##### Supplied material

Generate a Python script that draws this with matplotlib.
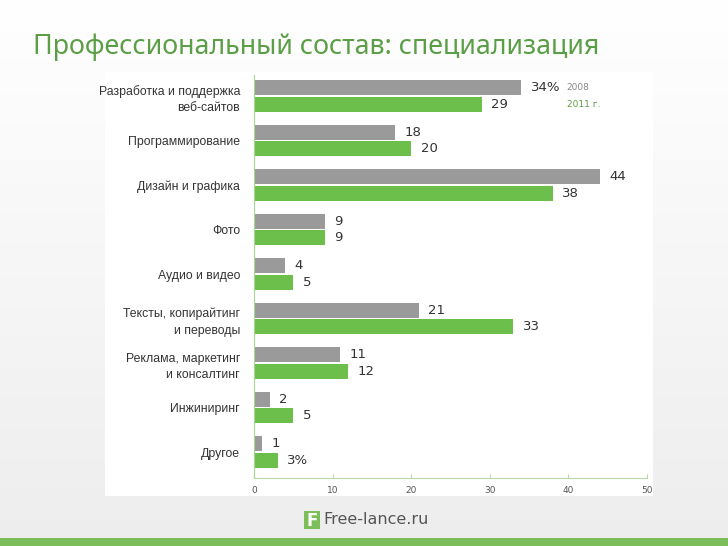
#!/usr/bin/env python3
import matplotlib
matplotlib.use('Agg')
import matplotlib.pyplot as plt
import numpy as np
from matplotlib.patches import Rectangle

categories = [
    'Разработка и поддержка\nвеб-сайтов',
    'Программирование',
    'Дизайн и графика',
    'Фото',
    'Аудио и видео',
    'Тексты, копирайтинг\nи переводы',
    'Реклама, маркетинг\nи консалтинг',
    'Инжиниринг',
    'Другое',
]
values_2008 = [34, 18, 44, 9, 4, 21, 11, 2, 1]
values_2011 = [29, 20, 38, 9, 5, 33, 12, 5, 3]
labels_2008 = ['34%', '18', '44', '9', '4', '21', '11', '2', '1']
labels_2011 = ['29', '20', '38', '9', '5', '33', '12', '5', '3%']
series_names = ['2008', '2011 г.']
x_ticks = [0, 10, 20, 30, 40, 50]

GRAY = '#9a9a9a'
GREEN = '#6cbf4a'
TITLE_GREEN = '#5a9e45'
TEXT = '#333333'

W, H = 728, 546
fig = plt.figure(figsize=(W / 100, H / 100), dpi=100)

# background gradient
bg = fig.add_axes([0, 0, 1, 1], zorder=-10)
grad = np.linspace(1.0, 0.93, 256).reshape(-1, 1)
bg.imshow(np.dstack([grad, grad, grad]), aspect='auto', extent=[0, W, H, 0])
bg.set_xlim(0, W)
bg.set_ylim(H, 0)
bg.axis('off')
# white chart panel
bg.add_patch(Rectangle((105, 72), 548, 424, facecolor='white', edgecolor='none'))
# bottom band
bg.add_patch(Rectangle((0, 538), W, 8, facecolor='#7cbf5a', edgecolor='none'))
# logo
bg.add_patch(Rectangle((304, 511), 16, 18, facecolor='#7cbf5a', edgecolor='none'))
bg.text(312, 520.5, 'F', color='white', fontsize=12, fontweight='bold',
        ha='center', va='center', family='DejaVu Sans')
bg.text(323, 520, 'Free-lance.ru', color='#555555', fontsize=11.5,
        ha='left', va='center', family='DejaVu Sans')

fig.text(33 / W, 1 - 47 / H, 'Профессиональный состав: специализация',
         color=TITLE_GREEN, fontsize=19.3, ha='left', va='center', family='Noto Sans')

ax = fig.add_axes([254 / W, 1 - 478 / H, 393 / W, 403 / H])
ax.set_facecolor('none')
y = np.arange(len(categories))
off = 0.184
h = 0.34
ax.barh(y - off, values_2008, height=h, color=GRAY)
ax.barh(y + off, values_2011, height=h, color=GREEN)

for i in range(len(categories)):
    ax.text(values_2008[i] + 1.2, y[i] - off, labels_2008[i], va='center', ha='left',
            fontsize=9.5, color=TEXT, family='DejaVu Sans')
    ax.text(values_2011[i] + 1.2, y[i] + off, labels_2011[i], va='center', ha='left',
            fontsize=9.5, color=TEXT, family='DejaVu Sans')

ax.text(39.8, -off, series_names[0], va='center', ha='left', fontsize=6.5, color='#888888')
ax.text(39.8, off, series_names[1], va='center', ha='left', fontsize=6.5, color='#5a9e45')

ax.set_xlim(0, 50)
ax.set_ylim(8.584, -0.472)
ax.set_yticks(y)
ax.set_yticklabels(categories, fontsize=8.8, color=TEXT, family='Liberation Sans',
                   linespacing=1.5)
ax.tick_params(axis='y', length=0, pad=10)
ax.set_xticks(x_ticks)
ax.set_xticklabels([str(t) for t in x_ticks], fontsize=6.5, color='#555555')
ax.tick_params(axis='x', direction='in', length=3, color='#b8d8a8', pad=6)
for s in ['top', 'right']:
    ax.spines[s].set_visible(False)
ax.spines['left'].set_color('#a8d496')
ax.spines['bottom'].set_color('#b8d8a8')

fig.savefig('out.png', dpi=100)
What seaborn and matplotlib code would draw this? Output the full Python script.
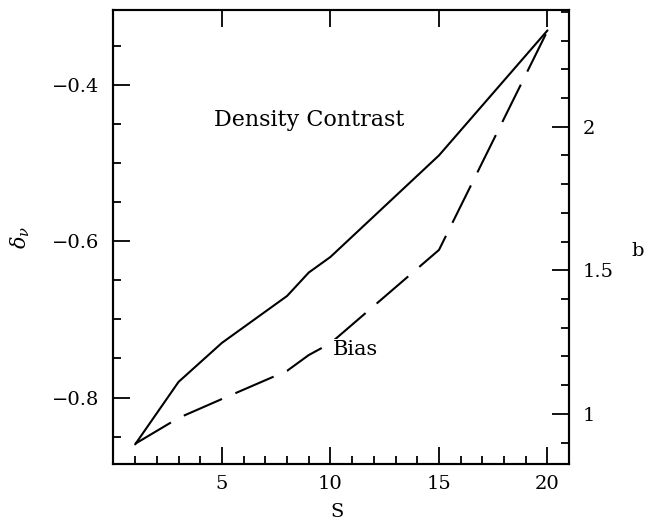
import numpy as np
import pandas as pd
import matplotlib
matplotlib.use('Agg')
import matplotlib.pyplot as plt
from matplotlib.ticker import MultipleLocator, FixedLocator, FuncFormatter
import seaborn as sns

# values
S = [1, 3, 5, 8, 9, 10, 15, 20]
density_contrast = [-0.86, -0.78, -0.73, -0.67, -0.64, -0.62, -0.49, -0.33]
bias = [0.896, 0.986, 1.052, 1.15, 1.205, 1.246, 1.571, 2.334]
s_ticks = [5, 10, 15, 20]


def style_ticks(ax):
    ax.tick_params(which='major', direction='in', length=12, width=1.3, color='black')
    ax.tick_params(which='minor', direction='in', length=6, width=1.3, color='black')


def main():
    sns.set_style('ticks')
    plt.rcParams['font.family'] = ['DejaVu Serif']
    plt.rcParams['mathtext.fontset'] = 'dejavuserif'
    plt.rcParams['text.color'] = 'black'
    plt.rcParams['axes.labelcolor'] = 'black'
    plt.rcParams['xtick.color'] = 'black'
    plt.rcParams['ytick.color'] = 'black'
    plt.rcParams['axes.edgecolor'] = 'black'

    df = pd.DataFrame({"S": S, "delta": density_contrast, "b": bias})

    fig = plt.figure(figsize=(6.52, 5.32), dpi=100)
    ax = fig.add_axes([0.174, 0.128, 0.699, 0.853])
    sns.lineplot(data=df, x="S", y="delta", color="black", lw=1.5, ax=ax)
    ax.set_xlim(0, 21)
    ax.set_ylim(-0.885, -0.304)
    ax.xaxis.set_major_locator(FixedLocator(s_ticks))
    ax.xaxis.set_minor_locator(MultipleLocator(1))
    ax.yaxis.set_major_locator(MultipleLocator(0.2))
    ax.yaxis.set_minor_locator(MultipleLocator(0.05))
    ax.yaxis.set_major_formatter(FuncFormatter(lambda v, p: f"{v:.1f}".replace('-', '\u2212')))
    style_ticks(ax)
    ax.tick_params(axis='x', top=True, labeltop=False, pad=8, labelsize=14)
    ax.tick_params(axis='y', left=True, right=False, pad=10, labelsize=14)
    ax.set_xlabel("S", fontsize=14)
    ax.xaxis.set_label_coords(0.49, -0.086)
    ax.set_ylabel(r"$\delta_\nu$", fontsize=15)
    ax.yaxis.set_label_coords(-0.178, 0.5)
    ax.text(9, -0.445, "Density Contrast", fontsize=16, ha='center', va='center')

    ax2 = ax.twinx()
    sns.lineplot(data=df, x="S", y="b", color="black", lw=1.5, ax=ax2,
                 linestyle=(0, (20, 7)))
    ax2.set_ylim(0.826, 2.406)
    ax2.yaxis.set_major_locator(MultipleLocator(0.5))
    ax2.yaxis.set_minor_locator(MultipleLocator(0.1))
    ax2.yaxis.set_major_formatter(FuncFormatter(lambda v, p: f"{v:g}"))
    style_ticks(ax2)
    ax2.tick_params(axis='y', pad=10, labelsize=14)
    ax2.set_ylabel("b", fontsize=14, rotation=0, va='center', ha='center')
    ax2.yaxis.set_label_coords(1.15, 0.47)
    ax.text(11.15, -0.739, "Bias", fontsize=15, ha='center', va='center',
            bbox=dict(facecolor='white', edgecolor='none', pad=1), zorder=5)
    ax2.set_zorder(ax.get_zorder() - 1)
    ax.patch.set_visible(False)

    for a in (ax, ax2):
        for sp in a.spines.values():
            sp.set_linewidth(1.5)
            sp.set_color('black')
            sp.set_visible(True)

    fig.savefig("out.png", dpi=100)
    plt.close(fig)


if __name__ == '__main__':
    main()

##########

**Exercise**:
Output the entries above exactly, without their pictures.

**Answer for this exercise**:
Generate a Python script that draws this with matplotlib.
#!/usr/bin/env python3
import matplotlib
matplotlib.use('Agg')
import matplotlib.pyplot as plt
import numpy as np
from matplotlib.patches import Rectangle

categories = [
    'Разработка и поддержка\nвеб-сайтов',
    'Программирование',
    'Дизайн и графика',
    'Фото',
    'Аудио и видео',
    'Тексты, копирайтинг\nи переводы',
    'Реклама, маркетинг\nи консалтинг',
    'Инжиниринг',
    'Другое',
]
values_2008 = [34, 18, 44, 9, 4, 21, 11, 2, 1]
values_2011 = [29, 20, 38, 9, 5, 33, 12, 5, 3]
labels_2008 = ['34%', '18', '44', '9', '4', '21', '11', '2', '1']
labels_2011 = ['29', '20', '38', '9', '5', '33', '12', '5', '3%']
series_names = ['2008', '2011 г.']
x_ticks = [0, 10, 20, 30, 40, 50]

GRAY = '#9a9a9a'
GREEN = '#6cbf4a'
TITLE_GREEN = '#5a9e45'
TEXT = '#333333'

W, H = 728, 546
fig = plt.figure(figsize=(W / 100, H / 100), dpi=100)

# background gradient
bg = fig.add_axes([0, 0, 1, 1], zorder=-10)
grad = np.linspace(1.0, 0.93, 256).reshape(-1, 1)
bg.imshow(np.dstack([grad, grad, grad]), aspect='auto', extent=[0, W, H, 0])
bg.set_xlim(0, W)
bg.set_ylim(H, 0)
bg.axis('off')
# white chart panel
bg.add_patch(Rectangle((105, 72), 548, 424, facecolor='white', edgecolor='none'))
# bottom band
bg.add_patch(Rectangle((0, 538), W, 8, facecolor='#7cbf5a', edgecolor='none'))
# logo
bg.add_patch(Rectangle((304, 511), 16, 18, facecolor='#7cbf5a', edgecolor='none'))
bg.text(312, 520.5, 'F', color='white', fontsize=12, fontweight='bold',
        ha='center', va='center', family='DejaVu Sans')
bg.text(323, 520, 'Free-lance.ru', color='#555555', fontsize=11.5,
        ha='left', va='center', family='DejaVu Sans')

fig.text(33 / W, 1 - 47 / H, 'Профессиональный состав: специализация',
         color=TITLE_GREEN, fontsize=19.3, ha='left', va='center', family='Noto Sans')

ax = fig.add_axes([254 / W, 1 - 478 / H, 393 / W, 403 / H])
ax.set_facecolor('none')
y = np.arange(len(categories))
off = 0.184
h = 0.34
ax.barh(y - off, values_2008, height=h, color=GRAY)
ax.barh(y + off, values_2011, height=h, color=GREEN)

for i in range(len(categories)):
    ax.text(values_2008[i] + 1.2, y[i] - off, labels_2008[i], va='center', ha='left',
            fontsize=9.5, color=TEXT, family='DejaVu Sans')
    ax.text(values_2011[i] + 1.2, y[i] + off, labels_2011[i], va='center', ha='left',
            fontsize=9.5, color=TEXT, family='DejaVu Sans')

ax.text(39.8, -off, series_names[0], va='center', ha='left', fontsize=6.5, color='#888888')
ax.text(39.8, off, series_names[1], va='center', ha='left', fontsize=6.5, color='#5a9e45')

ax.set_xlim(0, 50)
ax.set_ylim(8.584, -0.472)
ax.set_yticks(y)
ax.set_yticklabels(categories, fontsize=8.8, color=TEXT, family='Liberation Sans',
                   linespacing=1.5)
ax.tick_params(axis='y', length=0, pad=10)
ax.set_xticks(x_ticks)
ax.set_xticklabels([str(t) for t in x_ticks], fontsize=6.5, color='#555555')
ax.tick_params(axis='x', direction='in', length=3, color='#b8d8a8', pad=6)
for s in ['top', 'right']:
    ax.spines[s].set_visible(False)
ax.spines['left'].set_color('#a8d496')
ax.spines['bottom'].set_color('#b8d8a8')

fig.savefig('out.png', dpi=100)
What seaborn and matplotlib code would draw this? Output the full Python script.
import numpy as np
import pandas as pd
import matplotlib
matplotlib.use('Agg')
import matplotlib.pyplot as plt
from matplotlib.ticker import MultipleLocator, FixedLocator, FuncFormatter
import seaborn as sns

# values
S = [1, 3, 5, 8, 9, 10, 15, 20]
density_contrast = [-0.86, -0.78, -0.73, -0.67, -0.64, -0.62, -0.49, -0.33]
bias = [0.896, 0.986, 1.052, 1.15, 1.205, 1.246, 1.571, 2.334]
s_ticks = [5, 10, 15, 20]


def style_ticks(ax):
    ax.tick_params(which='major', direction='in', length=12, width=1.3, color='black')
    ax.tick_params(which='minor', direction='in', length=6, width=1.3, color='black')


def main():
    sns.set_style('ticks')
    plt.rcParams['font.family'] = ['DejaVu Serif']
    plt.rcParams['mathtext.fontset'] = 'dejavuserif'
    plt.rcParams['text.color'] = 'black'
    plt.rcParams['axes.labelcolor'] = 'black'
    plt.rcParams['xtick.color'] = 'black'
    plt.rcParams['ytick.color'] = 'black'
    plt.rcParams['axes.edgecolor'] = 'black'

    df = pd.DataFrame({"S": S, "delta": density_contrast, "b": bias})

    fig = plt.figure(figsize=(6.52, 5.32), dpi=100)
    ax = fig.add_axes([0.174, 0.128, 0.699, 0.853])
    sns.lineplot(data=df, x="S", y="delta", color="black", lw=1.5, ax=ax)
    ax.set_xlim(0, 21)
    ax.set_ylim(-0.885, -0.304)
    ax.xaxis.set_major_locator(FixedLocator(s_ticks))
    ax.xaxis.set_minor_locator(MultipleLocator(1))
    ax.yaxis.set_major_locator(MultipleLocator(0.2))
    ax.yaxis.set_minor_locator(MultipleLocator(0.05))
    ax.yaxis.set_major_formatter(FuncFormatter(lambda v, p: f"{v:.1f}".replace('-', '\u2212')))
    style_ticks(ax)
    ax.tick_params(axis='x', top=True, labeltop=False, pad=8, labelsize=14)
    ax.tick_params(axis='y', left=True, right=False, pad=10, labelsize=14)
    ax.set_xlabel("S", fontsize=14)
    ax.xaxis.set_label_coords(0.49, -0.086)
    ax.set_ylabel(r"$\delta_\nu$", fontsize=15)
    ax.yaxis.set_label_coords(-0.178, 0.5)
    ax.text(9, -0.445, "Density Contrast", fontsize=16, ha='center', va='center')

    ax2 = ax.twinx()
    sns.lineplot(data=df, x="S", y="b", color="black", lw=1.5, ax=ax2,
                 linestyle=(0, (20, 7)))
    ax2.set_ylim(0.826, 2.406)
    ax2.yaxis.set_major_locator(MultipleLocator(0.5))
    ax2.yaxis.set_minor_locator(MultipleLocator(0.1))
    ax2.yaxis.set_major_formatter(FuncFormatter(lambda v, p: f"{v:g}"))
    style_ticks(ax2)
    ax2.tick_params(axis='y', pad=10, labelsize=14)
    ax2.set_ylabel("b", fontsize=14, rotation=0, va='center', ha='center')
    ax2.yaxis.set_label_coords(1.15, 0.47)
    ax.text(11.15, -0.739, "Bias", fontsize=15, ha='center', va='center',
            bbox=dict(facecolor='white', edgecolor='none', pad=1), zorder=5)
    ax2.set_zorder(ax.get_zorder() - 1)
    ax.patch.set_visible(False)

    for a in (ax, ax2):
        for sp in a.spines.values():
            sp.set_linewidth(1.5)
            sp.set_color('black')
            sp.set_visible(True)

    fig.savefig("out.png", dpi=100)
    plt.close(fig)


if __name__ == '__main__':
    main()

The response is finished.